Your objective - Transcribe the material below exactly as it appears.

(Rows from a dataset of charts and code)

## Begin

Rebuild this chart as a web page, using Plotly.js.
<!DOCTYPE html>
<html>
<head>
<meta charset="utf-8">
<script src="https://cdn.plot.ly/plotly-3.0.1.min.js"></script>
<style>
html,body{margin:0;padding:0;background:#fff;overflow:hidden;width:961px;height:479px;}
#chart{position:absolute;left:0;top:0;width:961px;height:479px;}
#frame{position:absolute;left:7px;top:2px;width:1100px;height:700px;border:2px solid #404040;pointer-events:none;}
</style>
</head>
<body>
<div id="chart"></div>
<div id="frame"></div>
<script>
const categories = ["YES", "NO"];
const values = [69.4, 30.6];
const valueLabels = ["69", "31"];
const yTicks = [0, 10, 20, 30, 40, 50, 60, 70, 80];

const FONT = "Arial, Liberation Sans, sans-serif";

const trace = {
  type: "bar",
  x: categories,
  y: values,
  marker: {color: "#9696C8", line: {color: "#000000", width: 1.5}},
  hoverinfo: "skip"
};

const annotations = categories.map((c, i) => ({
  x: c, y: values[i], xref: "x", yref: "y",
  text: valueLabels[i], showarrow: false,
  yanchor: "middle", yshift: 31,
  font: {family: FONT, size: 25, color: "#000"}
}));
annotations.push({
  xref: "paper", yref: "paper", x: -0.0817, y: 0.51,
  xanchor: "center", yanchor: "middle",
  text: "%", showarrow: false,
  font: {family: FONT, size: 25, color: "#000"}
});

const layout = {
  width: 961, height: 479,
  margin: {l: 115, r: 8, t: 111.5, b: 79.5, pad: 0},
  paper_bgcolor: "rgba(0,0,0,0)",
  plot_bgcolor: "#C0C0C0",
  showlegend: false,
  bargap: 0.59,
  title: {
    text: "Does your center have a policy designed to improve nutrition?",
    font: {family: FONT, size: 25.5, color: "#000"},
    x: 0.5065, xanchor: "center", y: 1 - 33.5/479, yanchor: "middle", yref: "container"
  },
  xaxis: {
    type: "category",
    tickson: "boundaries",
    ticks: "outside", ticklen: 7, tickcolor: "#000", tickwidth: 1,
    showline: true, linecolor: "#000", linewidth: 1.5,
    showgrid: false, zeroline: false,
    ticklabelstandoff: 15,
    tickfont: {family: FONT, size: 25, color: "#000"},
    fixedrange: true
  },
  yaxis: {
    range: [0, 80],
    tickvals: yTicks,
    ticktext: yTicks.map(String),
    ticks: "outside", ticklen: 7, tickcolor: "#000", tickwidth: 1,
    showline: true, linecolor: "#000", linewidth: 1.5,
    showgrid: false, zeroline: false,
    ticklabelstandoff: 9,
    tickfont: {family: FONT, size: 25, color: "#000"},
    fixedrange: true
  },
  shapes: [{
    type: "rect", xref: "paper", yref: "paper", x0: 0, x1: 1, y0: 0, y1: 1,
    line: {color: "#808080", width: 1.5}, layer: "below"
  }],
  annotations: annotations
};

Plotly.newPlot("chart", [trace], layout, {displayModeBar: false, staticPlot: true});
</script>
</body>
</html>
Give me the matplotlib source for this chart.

## End

Written solution -
Rebuild this chart as a web page, using Plotly.js.
<!DOCTYPE html>
<html>
<head>
<meta charset="utf-8">
<script src="https://cdn.plot.ly/plotly-3.0.1.min.js"></script>
<style>
html,body{margin:0;padding:0;background:#fff;overflow:hidden;width:961px;height:479px;}
#chart{position:absolute;left:0;top:0;width:961px;height:479px;}
#frame{position:absolute;left:7px;top:2px;width:1100px;height:700px;border:2px solid #404040;pointer-events:none;}
</style>
</head>
<body>
<div id="chart"></div>
<div id="frame"></div>
<script>
const categories = ["YES", "NO"];
const values = [69.4, 30.6];
const valueLabels = ["69", "31"];
const yTicks = [0, 10, 20, 30, 40, 50, 60, 70, 80];

const FONT = "Arial, Liberation Sans, sans-serif";

const trace = {
  type: "bar",
  x: categories,
  y: values,
  marker: {color: "#9696C8", line: {color: "#000000", width: 1.5}},
  hoverinfo: "skip"
};

const annotations = categories.map((c, i) => ({
  x: c, y: values[i], xref: "x", yref: "y",
  text: valueLabels[i], showarrow: false,
  yanchor: "middle", yshift: 31,
  font: {family: FONT, size: 25, color: "#000"}
}));
annotations.push({
  xref: "paper", yref: "paper", x: -0.0817, y: 0.51,
  xanchor: "center", yanchor: "middle",
  text: "%", showarrow: false,
  font: {family: FONT, size: 25, color: "#000"}
});

const layout = {
  width: 961, height: 479,
  margin: {l: 115, r: 8, t: 111.5, b: 79.5, pad: 0},
  paper_bgcolor: "rgba(0,0,0,0)",
  plot_bgcolor: "#C0C0C0",
  showlegend: false,
  bargap: 0.59,
  title: {
    text: "Does your center have a policy designed to improve nutrition?",
    font: {family: FONT, size: 25.5, color: "#000"},
    x: 0.5065, xanchor: "center", y: 1 - 33.5/479, yanchor: "middle", yref: "container"
  },
  xaxis: {
    type: "category",
    tickson: "boundaries",
    ticks: "outside", ticklen: 7, tickcolor: "#000", tickwidth: 1,
    showline: true, linecolor: "#000", linewidth: 1.5,
    showgrid: false, zeroline: false,
    ticklabelstandoff: 15,
    tickfont: {family: FONT, size: 25, color: "#000"},
    fixedrange: true
  },
  yaxis: {
    range: [0, 80],
    tickvals: yTicks,
    ticktext: yTicks.map(String),
    ticks: "outside", ticklen: 7, tickcolor: "#000", tickwidth: 1,
    showline: true, linecolor: "#000", linewidth: 1.5,
    showgrid: false, zeroline: false,
    ticklabelstandoff: 9,
    tickfont: {family: FONT, size: 25, color: "#000"},
    fixedrange: true
  },
  shapes: [{
    type: "rect", xref: "paper", yref: "paper", x0: 0, x1: 1, y0: 0, y1: 1,
    line: {color: "#808080", width: 1.5}, layer: "below"
  }],
  annotations: annotations
};

Plotly.newPlot("chart", [trace], layout, {displayModeBar: false, staticPlot: true});
</script>
</body>
</html>
Give me the matplotlib source for this chart.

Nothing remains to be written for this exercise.